On Mon, Dec 12, 2016 at 11:46:40AM +0000, Will Deacon wrote:
> > @@ -2331,13 +2330,36 @@ perf_install_in_context(struct perf_event_context *ctx,
> >  	/*
> >  	 * Installing events is tricky because we cannot rely on ctx->is_active
> >  	 * to be set in case this is the nr_events 0 -> 1 transition.
> > +	 *
> > +	 * Instead we use task_curr(), which tells us if the task is running.
> > +	 * However, since we use task_curr() outside of rq::lock, we can race
> > +	 * against the actual state. This means the result can be wrong.
> > +	 *
> > +	 * If we get a false positive, we retry, this is harmless.
> > +	 *
> > +	 * If we get a false negative, things are complicated. If we are after
> > +	 * perf_event_context_sched_in() ctx::lock will serialize us, and the
> > +	 * value must be correct. If we're before, it doesn't matter since
> > +	 * perf_event_context_sched_in() will program the counter.
> > +	 *
> > +	 * However, this hinges on the remote context switch having observed
> > +	 * our task->perf_event_ctxp[] store, such that it will in fact take
> > +	 * ctx::lock in perf_event_context_sched_in().
> > +	 *
> > +	 * We do this by task_function_call(), if the IPI fails to hit the task
> > +	 * we know any future context switch of task must see the
> > +	 * perf_event_ctpx[] store.
> >  	 */
> > +
> >  	/*
> > +	 * This smp_mb() orders the task->perf_event_ctxp[] store with the
> > +	 * task_cpu() load, such that if the IPI then does not find the task
> > +	 * running, a future context switch of that task must observe the
> > +	 * store.
> >  	 */
> > +	smp_mb();
> > +again:
> > +	if (!task_function_call(task, __perf_install_in_context, event))
> >  		return;
> 
> I'm trying to figure out whether or not the barriers implied by the IPI
> are sufficient here, or whether we really need the explicit smp_mb().
> Certainly, arch_send_call_function_single_ipi has to order the publishing
> of the remote work before the signalling of the interrupt, but the comment
> above refers to "the task_cpu() load" and I can't see that after your
> diff.
> 
> What are you trying to order here?

I suppose something like this:

CPU0		CPU1		CPU2

		(current == t)

t->perf_event_ctxp[] = ctx;
smp_mb();
cpu = task_cpu(t);

		switch(t, n);
				migrate(t, 2);
				switch(p, t);

				ctx = t->perf_event_ctxp[]; // must not be NULL

smp_function_call(cpu, ..);

		generic_exec_single()
		  func();
		    spin_lock(ctx->lock);
		    if (task_curr(t)) // false

		    add_event_to_ctx();
		    spin_unlock(ctx->lock);

				perf_event_context_sched_in();
				  spin_lock(ctx->lock);
				  // sees event

Where between setting the perf_event_ctxp[] and sending the IPI the task
moves away and the IPI misses, and while the new CPU is in the middle of
scheduling in t, it hasn't yet passed through perf_event_sched_in(), but
when it does, it _must_ observe the ctx value we stored.
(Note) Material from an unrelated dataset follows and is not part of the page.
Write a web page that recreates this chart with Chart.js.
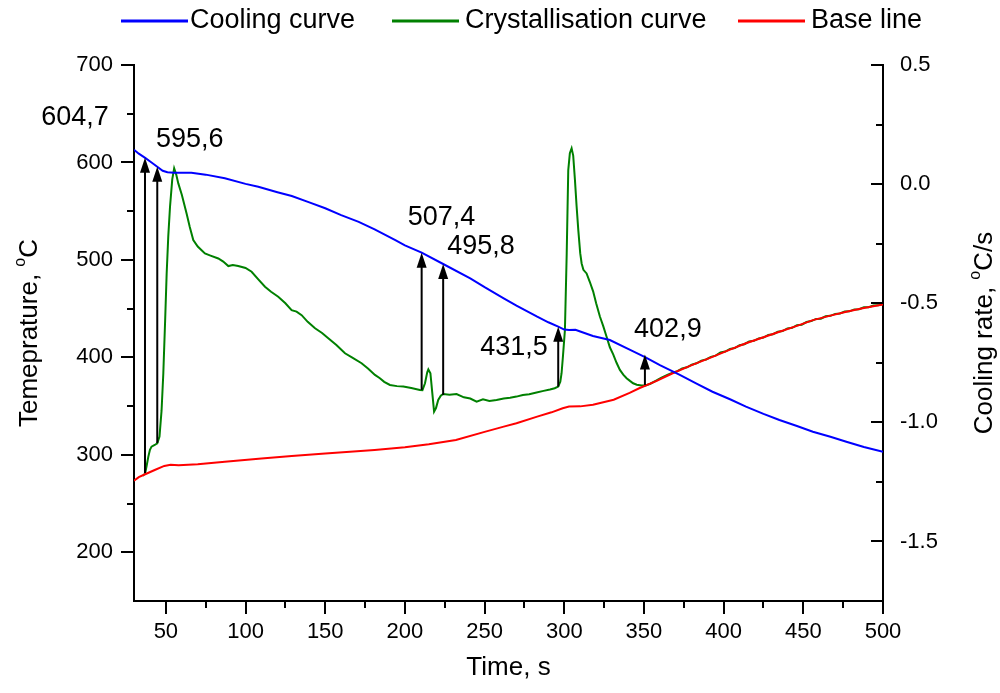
<!DOCTYPE html>
<html>
<head>
<meta charset="utf-8">
<script src="https://cdn.jsdelivr.net/npm/chart.js@4.4.0/dist/chart.umd.min.js"></script>
<style>
  body { margin: 0; background: #fff; }
  #wrap { width: 1000px; height: 693px; }
</style>
</head>
<body>
<div id="wrap"><canvas id="chart" width="1000" height="693"></canvas></div>
<script>
// Cooling curve (left axis, temperature °C)
const coolingTime = [30, 33, 37, 41, 44.6, 48, 51, 55, 60, 66,
  75, 87, 100, 108, 120, 129, 140, 150, 160, 171,
  181, 194, 200, 210.5, 224, 241, 250, 262, 270, 283,
  290, 296.2, 300, 303, 307, 310, 318, 328.6, 341, 351,
  360, 372.5, 383, 393, 404, 414, 425, 435, 446, 456,
  467, 477, 488, 500];
const coolingTemp = [613, 609, 604.7, 600, 595.6, 591.5, 590, 589.5, 589.5, 589.5,
  587.5, 583.7, 578, 575, 569.5, 565.6, 559, 553, 546, 539,
  531.4, 520.4, 515, 507.4, 495.8, 481, 472, 460.6, 453, 441.7,
  436, 431.5, 428.5, 428, 428.3, 426.5, 422, 417.8, 408, 400,
  392, 382, 373, 364.7, 357, 349.4, 342, 335.7, 329.5, 323.7,
  318.5, 313.4, 308, 303];

// Base line (right axis, cooling rate °C/s)
const baseTime = [30, 33, 37, 43, 49, 53, 58, 70, 87, 110,
  129, 150, 181, 200, 215, 232, 250, 262, 270, 283,
  292, 299, 303, 310, 318, 331, 341, 347, 358, 368,
  380, 393, 404, 414, 425, 435, 446, 456, 467, 477,
  488, 500];
const baseRate = [-1.245, -1.23, -1.218, -1.2, -1.183, -1.178, -1.18, -1.176, -1.165, -1.152,
  -1.141, -1.131, -1.116, -1.105, -1.092, -1.074, -1.04, -1.018, -1.004, -0.976,
  -0.958, -0.941, -0.934, -0.933, -0.926, -0.905, -0.876, -0.857, -0.826, -0.794,
  -0.76, -0.725, -0.695, -0.668, -0.643, -0.62, -0.595, -0.571, -0.552, -0.536,
  -0.52, -0.505];

// Crystallisation curve (right axis, cooling rate °C/s)
const crystTime = [35.5, 37, 38, 39, 40, 41, 43, 44.6, 46, 47.3,
  48.4, 49.5, 50.5, 51.5, 52.6, 54, 55.2, 56.5, 57.8, 60,
  63, 65, 67.2, 70, 74.5, 78, 82.9, 86, 89.2, 92,
  95.4, 100, 103.8, 108, 112.2, 116, 120.5, 125, 128.9, 132,
  135.2, 139, 143.6, 148, 151.9, 157, 162.4, 167, 172.8, 177,
  181.2, 184.3, 187, 190.6, 195, 199, 204, 209.4, 211, 212.6,
  214, 214.7, 216, 217.4, 218.3, 219.5, 220.9, 222.5, 224, 228,
  232.4, 237, 241, 245, 249, 253, 257.5, 262, 266, 270,
  274, 278, 282.6, 287, 291, 294, 296.2, 297.5, 298.3, 299.2,
  300.4, 301.5, 302.5, 303.5, 304.6, 305.6, 306.7, 307.7, 308.8, 310,
  310.9, 312, 314, 316, 318.1, 320, 322.4, 324.4, 326.5, 328.6,
  330.7, 332.8, 334.9, 337, 339.1, 341.2, 343.2, 345.5, 348.5, 351,
  354, 357.9, 361, 365, 368, 371, 374, 377, 380, 383,
  386, 389, 392, 395, 398, 401, 404, 407, 410, 413,
  416, 419, 422, 425, 428, 431, 434, 437, 440, 443,
  446, 449, 452, 455, 458, 461, 464, 467, 470, 473,
  476, 479, 482, 485, 488, 491, 494, 497, 500];
const crystRate = [-1.225, -1.214, -1.18, -1.144, -1.115, -1.102, -1.095, -1.088, -1.06, -0.95,
  -0.794, -0.58, -0.374, -0.22, -0.095, 0.02, 0.066, 0.04, 0.003, -0.045,
  -0.123, -0.18, -0.235, -0.262, -0.291, -0.3, -0.312, -0.325, -0.344, -0.34,
  -0.344, -0.352, -0.368, -0.4, -0.431, -0.452, -0.473, -0.5, -0.529, -0.535,
  -0.55, -0.578, -0.605, -0.625, -0.647, -0.675, -0.71, -0.728, -0.752, -0.775,
  -0.801, -0.815, -0.83, -0.843, -0.848, -0.85, -0.856, -0.864, -0.865, -0.836,
  -0.79, -0.778, -0.794, -0.892, -0.955, -0.94, -0.906, -0.888, -0.881, -0.884,
  -0.881, -0.895, -0.9, -0.913, -0.903, -0.91, -0.906, -0.9, -0.897, -0.892,
  -0.885, -0.882, -0.875, -0.868, -0.862, -0.857, -0.85, -0.83, -0.794, -0.72,
  -0.613, -0.3, 0.059, 0.13, 0.15, 0.12, 0.017, -0.09, -0.193, -0.29,
  -0.333, -0.36, -0.375, -0.41, -0.45, -0.5, -0.557, -0.595, -0.64, -0.685,
  -0.715, -0.75, -0.78, -0.8, -0.815, -0.826, -0.836, -0.842, -0.845, -0.845,
  -0.838, -0.824, -0.812, -0.8, -0.792, -0.785, -0.774, -0.769, -0.758, -0.752,
  -0.741, -0.736, -0.725, -0.72, -0.707, -0.703, -0.692, -0.688, -0.676, -0.672,
  -0.661, -0.658, -0.648, -0.644, -0.633, -0.63, -0.62, -0.617, -0.606, -0.603,
  -0.592, -0.59, -0.579, -0.575, -0.566, -0.565, -0.555, -0.553, -0.545, -0.543,
  -0.535, -0.534, -0.526, -0.525, -0.517, -0.517, -0.51, -0.509, -0.503];

// Arrows: from the rate curve up to the temperature on the cooling curve
const arrowTime = [36.9, 44.6, 210.5, 224, 296.2, 350.6];
const arrowFromRate = [-1.213, -1.087, -0.864, -0.885, -0.85, -0.843];
const arrowToTemp = [604.7, 595.6, 507.4, 495.8, 431.5, 402.9];
const arrowLabels = ['604,7', '595,6', '507,4', '495,8', '431,5', '402,9'];
const labelTime = [-7, 65, 223, 247.7, 268.4, 365];
const labelTemp = [645.6, 623, 543, 513.5, 410, 429];

// Axis ticks (labels only on the major ones)
const xTicks = [50, 75, 100, 125, 150, 175, 200, 225, 250, 275, 300, 325, 350, 375, 400, 425, 450, 475, 500];
const tempTicks = [200, 250, 300, 350, 400, 450, 500, 550, 600, 650, 700];
const rateTicks = [-1.5, -1.25, -1, -0.75, -0.5, -0.25, 0, 0.25, 0.5];

const FONT = '"Liberation Sans", Arial, sans-serif';
const toPoints = (xs, ys) => xs.map((x, i) => ({ x: x, y: ys[i] }));
const isMajorRate = v => Math.abs(v * 2 - Math.round(v * 2)) < 1e-9;

function drawRich(ctx, parts, cx, cy, size) {
    const widths = parts.map(p => {
        ctx.font = (p.sup ? Math.round(size * 0.62) : size) + 'px ' + FONT;
        return ctx.measureText(p.text).width;
    });
    let x = cx - widths.reduce((a, b) => a + b, 0) / 2;
    parts.forEach((p, i) => {
        ctx.font = (p.sup ? Math.round(size * 0.62) : size) + 'px ' + FONT;
        ctx.fillText(p.text, x, p.sup ? cy - size * 0.36 : cy);
        x += widths[i];
    });
}

const decorPlugin = {
    id: 'decor',
    afterDatasetsDraw(chart) {
        const ctx = chart.ctx;
        const { x, yTemp, yRate } = chart.scales;
        ctx.save();
        ctx.strokeStyle = '#000';
        ctx.fillStyle = '#000';
        ctx.lineWidth = 2;
        arrowTime.forEach((t, i) => {
            const px = x.getPixelForValue(t);
            const yBottom = yRate.getPixelForValue(arrowFromRate[i]);
            const yTip = yTemp.getPixelForValue(arrowToTemp[i]);
            ctx.beginPath();
            ctx.moveTo(px, yBottom);
            ctx.lineTo(px, yTip + 12);
            ctx.stroke();
            ctx.beginPath();
            ctx.moveTo(px, yTip);
            ctx.lineTo(px - 5, yTip + 15);
            ctx.lineTo(px + 5, yTip + 15);
            ctx.closePath();
            ctx.fill();
        });
        ctx.font = '27px ' + FONT;
        ctx.textAlign = 'center';
        ctx.textBaseline = 'middle';
        arrowLabels.forEach((txt, i) => {
            ctx.fillText(txt, x.getPixelForValue(labelTime[i]), yTemp.getPixelForValue(labelTemp[i]));
        });
        ctx.restore();
    },
    afterDraw(chart) {
        const ctx = chart.ctx;
        const area = chart.chartArea;
        const { x, yTemp, yRate } = chart.scales;
        ctx.save();

        // tick marks: left and bottom outwards, right inwards
        ctx.strokeStyle = '#000';
        ctx.lineWidth = 2;
        ctx.beginPath();
        xTicks.forEach(v => {
            const px = Math.round(x.getPixelForValue(v));
            const len = v % 50 === 0 ? 13 : 7;
            ctx.moveTo(px, area.bottom);
            ctx.lineTo(px, area.bottom + len);
        });
        tempTicks.forEach(v => {
            const py = Math.round(yTemp.getPixelForValue(v));
            const len = v % 100 === 0 ? 13 : 7;
            ctx.moveTo(area.left, py);
            ctx.lineTo(area.left - len, py);
        });
        rateTicks.forEach(v => {
            const py = Math.round(yRate.getPixelForValue(v));
            const len = isMajorRate(v) ? 12 : 7;
            ctx.moveTo(area.right, py);
            ctx.lineTo(area.right - len, py);
        });
        ctx.stroke();

        // axis titles
        ctx.fillStyle = '#000';
        ctx.textAlign = 'left';
        ctx.textBaseline = 'middle';
        const midY = (area.top + area.bottom) / 2;
        drawRich(ctx, [{ text: 'Time, s' }], (area.left + area.right) / 2, 668, 26);

        ctx.save();
        ctx.translate(30, midY);
        ctx.rotate(-Math.PI / 2);
        drawRich(ctx, [{ text: 'Temeprature, ' }, { text: 'o', sup: true }, { text: 'C' }], 0, 0, 26);
        ctx.restore();

        ctx.save();
        ctx.translate(985, midY);
        ctx.rotate(-Math.PI / 2);
        drawRich(ctx, [{ text: 'Cooling rate, ' }, { text: 'o', sup: true }, { text: 'C/s' }], 0, 0, 26);
        ctx.restore();

        // legend
        const legendX = [121, 392, 738];
        const legendOrder = [0, 2, 1];
        ctx.font = '27px ' + FONT;
        legendOrder.forEach((di, k) => {
            const ds = chart.data.datasets[di];
            ctx.strokeStyle = ds.borderColor;
            ctx.lineWidth = 3;
            ctx.beginPath();
            ctx.moveTo(legendX[k], 21);
            ctx.lineTo(legendX[k] + 67, 21);
            ctx.stroke();
            ctx.fillText(ds.label, legendX[k] + (k === 0 ? 69 : 73), 21);
        });
        ctx.restore();
    }
};

const tickFont = { family: FONT, size: 22 };

new Chart(document.getElementById('chart'), {
    type: 'line',
    data: {
        datasets: [
            {
                label: 'Cooling curve',
                data: toPoints(coolingTime, coolingTemp),
                yAxisID: 'yTemp',
                borderColor: '#0000ff'
            },
            {
                label: 'Base line',
                data: toPoints(baseTime, baseRate),
                yAxisID: 'yRate',
                borderColor: '#ff0000'
            },
            {
                label: 'Crystallisation curve',
                data: toPoints(crystTime, crystRate),
                yAxisID: 'yRate',
                borderColor: '#008000'
            }
        ]
    },
    options: {
        responsive: false,
        animation: false,
        layout: { padding: { top: 65, left: 0, right: 0, bottom: 0 } },
        elements: {
            point: { radius: 0 },
            line: { borderWidth: 2, tension: 0, fill: false }
        },
        plugins: {
            legend: { display: false },
            tooltip: { enabled: false }
        },
        scales: {
            x: {
                type: 'linear',
                position: 'bottom',
                min: 30,
                max: 500,
                afterBuildTicks: s => { s.ticks = xTicks.map(v => ({ value: v })); },
                afterFit: s => { s.height = 92; },
                grid: { display: false, drawTicks: false },
                border: { display: true, color: '#000', width: 2 },
                ticks: {
                    autoSkip: false,
                    maxRotation: 0,
                    padding: 18,
                    color: '#000',
                    font: tickFont,
                    callback: v => (v % 50 === 0 ? String(v) : '')
                }
            },
            yTemp: {
                type: 'linear',
                position: 'left',
                min: 150,
                max: 700,
                afterBuildTicks: s => { s.ticks = tempTicks.map(v => ({ value: v })); },
                afterFit: s => { s.width = 134; },
                grid: { display: false, drawTicks: false },
                border: { display: true, color: '#000', width: 2 },
                ticks: {
                    autoSkip: false,
                    padding: 21,
                    color: '#000',
                    font: tickFont,
                    callback: v => (v % 100 === 0 ? String(v) : '')
                }
            },
            yRate: {
                type: 'linear',
                position: 'right',
                min: -1.75,
                max: 0.5,
                afterBuildTicks: s => { s.ticks = rateTicks.map(v => ({ value: v })); },
                afterFit: s => { s.width = 117; },
                grid: { display: false, drawTicks: false },
                border: { display: true, color: '#000', width: 2 },
                ticks: {
                    autoSkip: false,
                    padding: 17,
                    color: '#000',
                    font: tickFont,
                    callback: v => (isMajorRate(v) ? v.toFixed(1) : '')
                }
            }
        }
    },
    plugins: [decorPlugin]
});
</script>
</body>
</html>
My thinking was that the IPI itself is not sufficient since when it
misses the task, nothing then guarantees we see the store. However, if
we order the store and the task_cpu() load, then any context
switching/migrating involved with changing that value, should ensure we
see our prior store.

Of course, even now writing this, I'm still confused.